-- Directive --
Copy exactly the lines of the material below that run from the one containing "Emit a LaTeX" through the one containing "(listeners) at (884.5,89)". Copy no other lines.

-- Records to use --
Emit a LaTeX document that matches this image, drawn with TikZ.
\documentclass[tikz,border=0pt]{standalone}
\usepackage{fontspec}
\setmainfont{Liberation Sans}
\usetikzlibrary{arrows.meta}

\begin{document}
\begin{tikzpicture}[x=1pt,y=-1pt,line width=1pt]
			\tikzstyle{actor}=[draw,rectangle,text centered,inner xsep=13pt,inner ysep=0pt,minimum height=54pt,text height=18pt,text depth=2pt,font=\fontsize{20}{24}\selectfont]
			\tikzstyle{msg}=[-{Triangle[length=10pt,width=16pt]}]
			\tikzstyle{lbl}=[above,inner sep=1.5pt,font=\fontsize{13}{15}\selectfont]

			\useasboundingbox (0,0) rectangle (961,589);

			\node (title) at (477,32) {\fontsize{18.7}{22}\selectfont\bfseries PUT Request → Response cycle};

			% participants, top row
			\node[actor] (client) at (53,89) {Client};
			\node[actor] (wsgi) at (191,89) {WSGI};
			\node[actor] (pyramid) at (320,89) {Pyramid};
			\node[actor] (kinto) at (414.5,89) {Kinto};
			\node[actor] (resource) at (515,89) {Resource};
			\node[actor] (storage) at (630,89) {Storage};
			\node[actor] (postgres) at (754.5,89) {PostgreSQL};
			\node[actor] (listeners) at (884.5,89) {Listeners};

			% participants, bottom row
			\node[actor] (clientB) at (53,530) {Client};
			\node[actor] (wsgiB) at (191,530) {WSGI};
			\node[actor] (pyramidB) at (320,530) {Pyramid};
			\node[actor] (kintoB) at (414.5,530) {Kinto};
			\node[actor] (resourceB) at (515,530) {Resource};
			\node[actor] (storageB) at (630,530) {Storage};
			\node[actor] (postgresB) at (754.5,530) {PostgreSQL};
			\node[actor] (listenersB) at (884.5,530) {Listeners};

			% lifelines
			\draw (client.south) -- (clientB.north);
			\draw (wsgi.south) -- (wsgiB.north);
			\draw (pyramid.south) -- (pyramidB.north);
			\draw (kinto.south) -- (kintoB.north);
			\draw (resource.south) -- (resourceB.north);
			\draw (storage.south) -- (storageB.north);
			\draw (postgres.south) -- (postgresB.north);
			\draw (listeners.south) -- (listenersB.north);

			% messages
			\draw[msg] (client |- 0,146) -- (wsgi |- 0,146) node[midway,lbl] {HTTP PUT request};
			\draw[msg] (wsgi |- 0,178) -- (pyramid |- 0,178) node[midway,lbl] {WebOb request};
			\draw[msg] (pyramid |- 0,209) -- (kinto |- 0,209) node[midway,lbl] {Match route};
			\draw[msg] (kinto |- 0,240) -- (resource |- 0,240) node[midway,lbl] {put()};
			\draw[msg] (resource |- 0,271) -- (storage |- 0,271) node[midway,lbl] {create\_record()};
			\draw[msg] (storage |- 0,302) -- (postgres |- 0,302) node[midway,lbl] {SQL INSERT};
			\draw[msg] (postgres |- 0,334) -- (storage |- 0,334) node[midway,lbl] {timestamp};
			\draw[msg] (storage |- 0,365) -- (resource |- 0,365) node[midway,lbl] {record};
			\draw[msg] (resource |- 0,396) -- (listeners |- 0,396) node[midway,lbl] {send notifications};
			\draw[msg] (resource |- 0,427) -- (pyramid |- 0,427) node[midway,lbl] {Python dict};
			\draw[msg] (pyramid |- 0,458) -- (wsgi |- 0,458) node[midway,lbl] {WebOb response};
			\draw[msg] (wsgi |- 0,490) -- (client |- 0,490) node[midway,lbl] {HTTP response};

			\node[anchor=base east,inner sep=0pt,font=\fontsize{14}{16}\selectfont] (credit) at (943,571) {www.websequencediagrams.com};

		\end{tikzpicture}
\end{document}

==

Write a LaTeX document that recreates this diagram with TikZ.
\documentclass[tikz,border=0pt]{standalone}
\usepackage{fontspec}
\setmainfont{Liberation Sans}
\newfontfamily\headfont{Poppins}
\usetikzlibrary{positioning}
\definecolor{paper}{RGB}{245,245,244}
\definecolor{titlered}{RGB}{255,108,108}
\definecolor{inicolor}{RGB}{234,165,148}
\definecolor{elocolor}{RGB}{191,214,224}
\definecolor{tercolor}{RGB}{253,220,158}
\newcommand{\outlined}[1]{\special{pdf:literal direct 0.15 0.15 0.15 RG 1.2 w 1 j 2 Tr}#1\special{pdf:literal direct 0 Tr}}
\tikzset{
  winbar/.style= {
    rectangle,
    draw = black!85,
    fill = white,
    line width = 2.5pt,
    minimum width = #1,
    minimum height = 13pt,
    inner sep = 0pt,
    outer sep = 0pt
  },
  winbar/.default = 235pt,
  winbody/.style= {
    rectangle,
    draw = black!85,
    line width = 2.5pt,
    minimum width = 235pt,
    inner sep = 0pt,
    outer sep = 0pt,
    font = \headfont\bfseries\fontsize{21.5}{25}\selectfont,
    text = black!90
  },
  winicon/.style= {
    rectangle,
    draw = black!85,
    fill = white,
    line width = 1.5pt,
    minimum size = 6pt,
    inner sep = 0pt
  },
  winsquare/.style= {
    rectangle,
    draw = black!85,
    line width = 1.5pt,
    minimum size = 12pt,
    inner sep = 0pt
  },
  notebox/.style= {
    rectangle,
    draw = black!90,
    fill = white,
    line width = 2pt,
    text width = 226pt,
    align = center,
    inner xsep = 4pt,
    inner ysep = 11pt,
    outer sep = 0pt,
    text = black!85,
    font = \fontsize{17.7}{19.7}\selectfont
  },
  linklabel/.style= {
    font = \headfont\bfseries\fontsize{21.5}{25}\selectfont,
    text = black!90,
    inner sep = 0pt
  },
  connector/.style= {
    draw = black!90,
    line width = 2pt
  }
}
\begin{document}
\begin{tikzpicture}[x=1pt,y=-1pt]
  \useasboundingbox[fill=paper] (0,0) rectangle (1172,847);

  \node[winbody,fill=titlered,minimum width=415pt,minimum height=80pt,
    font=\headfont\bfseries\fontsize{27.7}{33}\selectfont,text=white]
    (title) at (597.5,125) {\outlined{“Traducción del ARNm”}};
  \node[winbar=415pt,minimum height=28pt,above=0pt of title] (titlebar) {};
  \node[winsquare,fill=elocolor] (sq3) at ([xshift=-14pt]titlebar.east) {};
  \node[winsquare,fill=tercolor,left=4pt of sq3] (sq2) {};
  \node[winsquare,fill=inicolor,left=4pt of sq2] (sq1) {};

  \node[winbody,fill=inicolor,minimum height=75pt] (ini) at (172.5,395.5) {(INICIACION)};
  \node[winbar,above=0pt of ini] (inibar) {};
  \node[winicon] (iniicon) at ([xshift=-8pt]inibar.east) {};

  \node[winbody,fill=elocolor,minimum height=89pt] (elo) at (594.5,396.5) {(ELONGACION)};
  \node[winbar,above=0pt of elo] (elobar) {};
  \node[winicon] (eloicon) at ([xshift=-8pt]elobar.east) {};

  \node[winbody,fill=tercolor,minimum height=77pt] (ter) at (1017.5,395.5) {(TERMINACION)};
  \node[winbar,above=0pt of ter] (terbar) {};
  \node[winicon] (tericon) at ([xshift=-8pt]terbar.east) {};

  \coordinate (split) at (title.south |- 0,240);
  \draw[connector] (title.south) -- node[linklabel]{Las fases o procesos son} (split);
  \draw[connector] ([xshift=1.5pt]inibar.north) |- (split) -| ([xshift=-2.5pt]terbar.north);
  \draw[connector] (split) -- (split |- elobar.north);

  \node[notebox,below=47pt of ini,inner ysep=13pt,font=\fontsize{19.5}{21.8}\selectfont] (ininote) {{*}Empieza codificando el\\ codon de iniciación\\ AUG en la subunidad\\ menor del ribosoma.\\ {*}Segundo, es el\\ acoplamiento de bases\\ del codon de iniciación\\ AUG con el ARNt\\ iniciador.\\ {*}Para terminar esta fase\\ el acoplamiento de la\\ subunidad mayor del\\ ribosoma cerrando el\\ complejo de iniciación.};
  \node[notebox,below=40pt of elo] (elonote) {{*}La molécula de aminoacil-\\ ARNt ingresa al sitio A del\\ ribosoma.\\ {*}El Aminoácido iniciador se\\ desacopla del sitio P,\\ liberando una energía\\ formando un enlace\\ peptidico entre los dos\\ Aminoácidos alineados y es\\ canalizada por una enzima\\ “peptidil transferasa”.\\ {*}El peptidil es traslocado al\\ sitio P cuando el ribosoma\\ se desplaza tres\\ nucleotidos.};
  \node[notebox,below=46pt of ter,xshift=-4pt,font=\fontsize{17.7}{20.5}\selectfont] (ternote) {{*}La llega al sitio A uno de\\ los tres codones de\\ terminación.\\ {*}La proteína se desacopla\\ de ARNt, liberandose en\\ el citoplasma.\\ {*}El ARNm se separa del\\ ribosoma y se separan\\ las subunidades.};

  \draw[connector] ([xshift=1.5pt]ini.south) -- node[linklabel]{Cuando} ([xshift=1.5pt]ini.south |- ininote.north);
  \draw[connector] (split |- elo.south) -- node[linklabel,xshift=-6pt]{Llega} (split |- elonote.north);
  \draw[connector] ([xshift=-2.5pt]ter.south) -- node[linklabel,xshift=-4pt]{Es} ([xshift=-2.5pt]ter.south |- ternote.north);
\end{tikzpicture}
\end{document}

-- Answer to this task --
Emit a LaTeX document that matches this image, drawn with TikZ.
\documentclass[tikz,border=0pt]{standalone}
\usepackage{fontspec}
\setmainfont{Liberation Sans}
\usetikzlibrary{arrows.meta}

\begin{document}
\begin{tikzpicture}[x=1pt,y=-1pt,line width=1pt]
			\tikzstyle{actor}=[draw,rectangle,text centered,inner xsep=13pt,inner ysep=0pt,minimum height=54pt,text height=18pt,text depth=2pt,font=\fontsize{20}{24}\selectfont]
			\tikzstyle{msg}=[-{Triangle[length=10pt,width=16pt]}]
			\tikzstyle{lbl}=[above,inner sep=1.5pt,font=\fontsize{13}{15}\selectfont]

			\useasboundingbox (0,0) rectangle (961,589);

			\node (title) at (477,32) {\fontsize{18.7}{22}\selectfont\bfseries PUT Request → Response cycle};

			% participants, top row
			\node[actor] (client) at (53,89) {Client};
			\node[actor] (wsgi) at (191,89) {WSGI};
			\node[actor] (pyramid) at (320,89) {Pyramid};
			\node[actor] (kinto) at (414.5,89) {Kinto};
			\node[actor] (resource) at (515,89) {Resource};
			\node[actor] (storage) at (630,89) {Storage};
			\node[actor] (postgres) at (754.5,89) {PostgreSQL};
			\node[actor] (listeners) at (884.5,89) {Listeners};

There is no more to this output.